Don't mistake me, the fun and joy of the winter holiday season when you have children at home is like no other. I wouldn't trade these times for anything. I do, however, also like to show my son how to enjoy the quiet and especially show reverence for our natural world.
During the month of December, and especially leading up to the day of the Winter Solstice, we have a few activities that we traditionally enjoy as part of our advent activity calendar. Here, we'll take a deeper dive into my favorite natural ways to welcome winter in our house.
Decorate with Nature
Decorating homes with pine, spruce, and fir trees and boughs has long been a tradition in many cultures around the world during the time of the Winter Solstice, as symbols of everlasting life and the hope of the return of the sun and fruitful times to follow. In our home, we have our traditional tree, and I also like to decorate with pinecones, winter berries, and dried orange garlands. Forced amaryllis bulbs and bowls of fresh citrus also find their place in my house during the solstice season.
Dried orange garlands are so beautiful and easy to make. Here is my simple method:
1. Slice 3 large navel oranges approximately 1/4" wide.
2. Blot the slices with a paper towel and place on a parchment-lined baking sheet.
3. Bake at 200°F for 2-3 hours, flipping halfway through. Keep an eye on them for browning.
4. After cooling, string them on baker's string or jute. Hang where desired!

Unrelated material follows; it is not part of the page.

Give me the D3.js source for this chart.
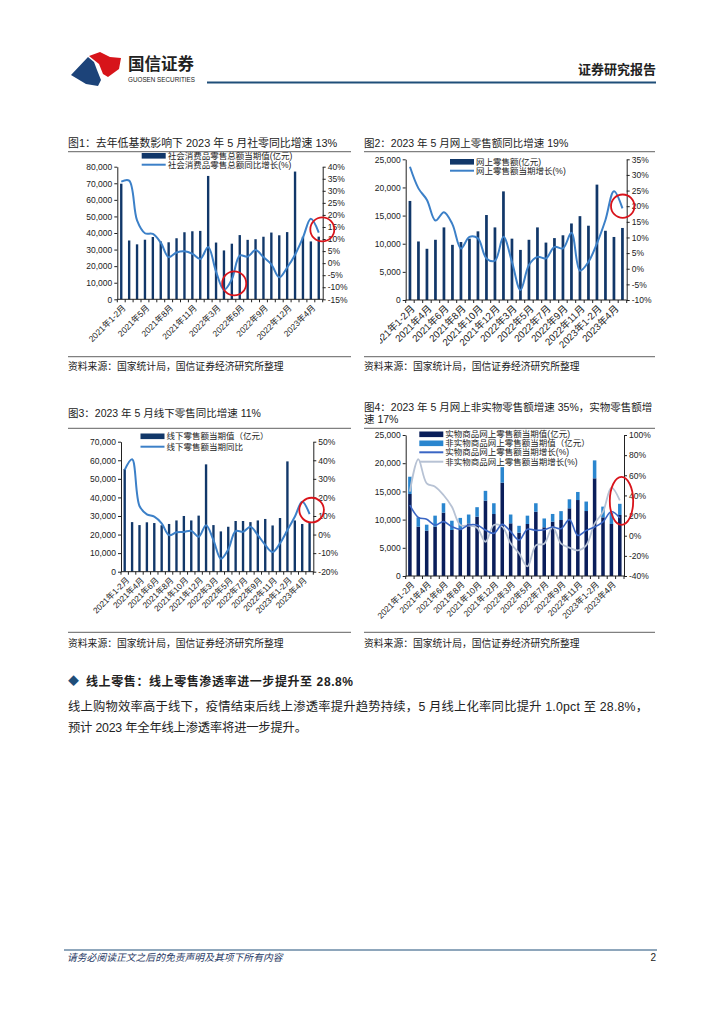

Celebrate the Winter Solstice
In the Northern hemisphere, on December 21st (sometimes the 22nd), the sun reaches its lowest point on the horizon and the sun sets in its furthest point south, making that day the shortest day and longest night of the year. This is called the Winter Solstice and it officially marks the first day of the winter season.

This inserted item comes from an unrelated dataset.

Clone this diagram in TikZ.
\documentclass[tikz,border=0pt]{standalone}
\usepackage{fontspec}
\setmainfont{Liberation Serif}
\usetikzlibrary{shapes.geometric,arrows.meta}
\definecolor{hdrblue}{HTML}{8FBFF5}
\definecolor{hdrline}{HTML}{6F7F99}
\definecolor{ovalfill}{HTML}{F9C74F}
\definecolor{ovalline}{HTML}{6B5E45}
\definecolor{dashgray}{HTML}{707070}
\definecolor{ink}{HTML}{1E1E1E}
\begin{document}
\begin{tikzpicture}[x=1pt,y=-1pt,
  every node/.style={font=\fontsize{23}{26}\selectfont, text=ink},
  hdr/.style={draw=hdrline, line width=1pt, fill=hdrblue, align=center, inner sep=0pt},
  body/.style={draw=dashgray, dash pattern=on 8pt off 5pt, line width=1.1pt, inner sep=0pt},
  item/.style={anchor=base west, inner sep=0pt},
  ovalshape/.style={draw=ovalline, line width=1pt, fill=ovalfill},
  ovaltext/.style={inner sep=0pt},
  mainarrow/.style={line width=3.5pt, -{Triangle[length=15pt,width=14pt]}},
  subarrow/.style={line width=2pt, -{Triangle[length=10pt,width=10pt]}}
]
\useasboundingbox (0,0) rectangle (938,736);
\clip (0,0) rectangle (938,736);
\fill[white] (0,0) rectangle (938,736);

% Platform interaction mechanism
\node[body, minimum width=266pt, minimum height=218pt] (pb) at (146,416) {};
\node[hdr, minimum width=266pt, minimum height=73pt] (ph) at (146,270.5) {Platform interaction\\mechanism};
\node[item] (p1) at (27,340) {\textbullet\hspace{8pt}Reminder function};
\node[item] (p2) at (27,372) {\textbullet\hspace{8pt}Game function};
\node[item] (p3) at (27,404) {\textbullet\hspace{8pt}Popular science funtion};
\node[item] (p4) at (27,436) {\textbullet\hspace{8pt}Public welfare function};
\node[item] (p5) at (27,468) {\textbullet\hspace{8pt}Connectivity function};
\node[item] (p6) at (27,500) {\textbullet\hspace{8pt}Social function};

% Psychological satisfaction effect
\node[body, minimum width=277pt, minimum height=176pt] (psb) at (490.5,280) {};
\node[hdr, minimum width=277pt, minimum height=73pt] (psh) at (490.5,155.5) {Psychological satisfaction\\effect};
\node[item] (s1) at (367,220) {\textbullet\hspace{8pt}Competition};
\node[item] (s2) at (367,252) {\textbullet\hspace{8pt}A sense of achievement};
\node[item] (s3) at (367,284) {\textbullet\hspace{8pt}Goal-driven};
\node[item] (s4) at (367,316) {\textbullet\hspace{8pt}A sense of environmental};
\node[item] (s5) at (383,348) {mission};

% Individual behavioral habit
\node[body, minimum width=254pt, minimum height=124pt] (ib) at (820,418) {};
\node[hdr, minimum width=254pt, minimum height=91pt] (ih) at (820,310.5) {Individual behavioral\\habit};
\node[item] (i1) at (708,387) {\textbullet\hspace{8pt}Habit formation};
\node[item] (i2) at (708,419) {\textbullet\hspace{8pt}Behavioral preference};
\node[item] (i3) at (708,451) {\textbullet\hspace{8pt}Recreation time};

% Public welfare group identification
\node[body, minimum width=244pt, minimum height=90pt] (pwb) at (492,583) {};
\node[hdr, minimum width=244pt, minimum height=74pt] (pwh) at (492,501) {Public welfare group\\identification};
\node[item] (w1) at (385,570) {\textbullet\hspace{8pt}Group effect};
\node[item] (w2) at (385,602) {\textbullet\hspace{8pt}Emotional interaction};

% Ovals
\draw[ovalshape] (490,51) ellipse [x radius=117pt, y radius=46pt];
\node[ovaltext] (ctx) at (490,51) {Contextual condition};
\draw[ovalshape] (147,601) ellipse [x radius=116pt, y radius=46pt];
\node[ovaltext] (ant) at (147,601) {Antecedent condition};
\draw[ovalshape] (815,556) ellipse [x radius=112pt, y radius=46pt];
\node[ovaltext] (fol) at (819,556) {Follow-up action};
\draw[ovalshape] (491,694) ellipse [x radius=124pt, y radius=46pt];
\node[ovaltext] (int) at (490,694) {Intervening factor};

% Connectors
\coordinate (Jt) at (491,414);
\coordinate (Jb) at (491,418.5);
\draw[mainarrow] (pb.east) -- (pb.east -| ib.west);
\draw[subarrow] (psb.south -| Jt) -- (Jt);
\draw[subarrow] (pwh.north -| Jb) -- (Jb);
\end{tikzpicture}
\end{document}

After the solstice, the days begin to get longer and it is celebrated as the return of the sun.
We like to observe this day by watching the sun set, if the weather cooperates, and then having our dinner by candlelight, with all the other lights in the house turned off. This makes for a magical setting and a wonderful feeling of togetherness.
Bake a Sun Cake for the Solstice
I first made this cake last year as part of our solstice celebration, and it's so delicious that I decided that this will absolutely be a tradition to continue. I found the recipe for this Citrus Solstice Cake and tweaked it just a bit to my taste (I didn't use the rosemary). It was so delicious and beautiful and had just the right amount of sweet and citrus. It was a perfect ending to our dinner by candlelight.
Feed the Birds
I've written about taking care of our backyard bird friends a lot! I love watching the birds any time of year, but winter bird feeding is especially sentimental for me. I love to watch the cardinals and chickadees get so excited for the special nut and berry mix that I pick up especially for them every winter. The bonds made with the local wildlife bring a simple joy and fulfillment for me.
I heard a bird sing
In the dark of December
A magical thing
And sweet to remember.
“We are nearer to Spring
Than we were in September,”
I heard a bird sing
In the dark of December.
- Oliver Herford
Take a Winter Walk
When the days are chaotic and full, nothing grounds your mind and body like time in nature, moving your body. We like to make sure to take a special day out of the busy weeks of December to go on a local hike.
“The best remedy for those who are afraid, lonely or unhappy is to go outside, somewhere where they can be quite alone with the heavens, nature and God. Because only then does one feel that all is as it should be and that God wishes to see people happy, amidst the simple beauty of nature. As long as this exists, and it certainly always will, I know that then there will always be comfort for every sorrow, whatever the circumstances may be. And I firmly believe that nature brings solace in all troubles.”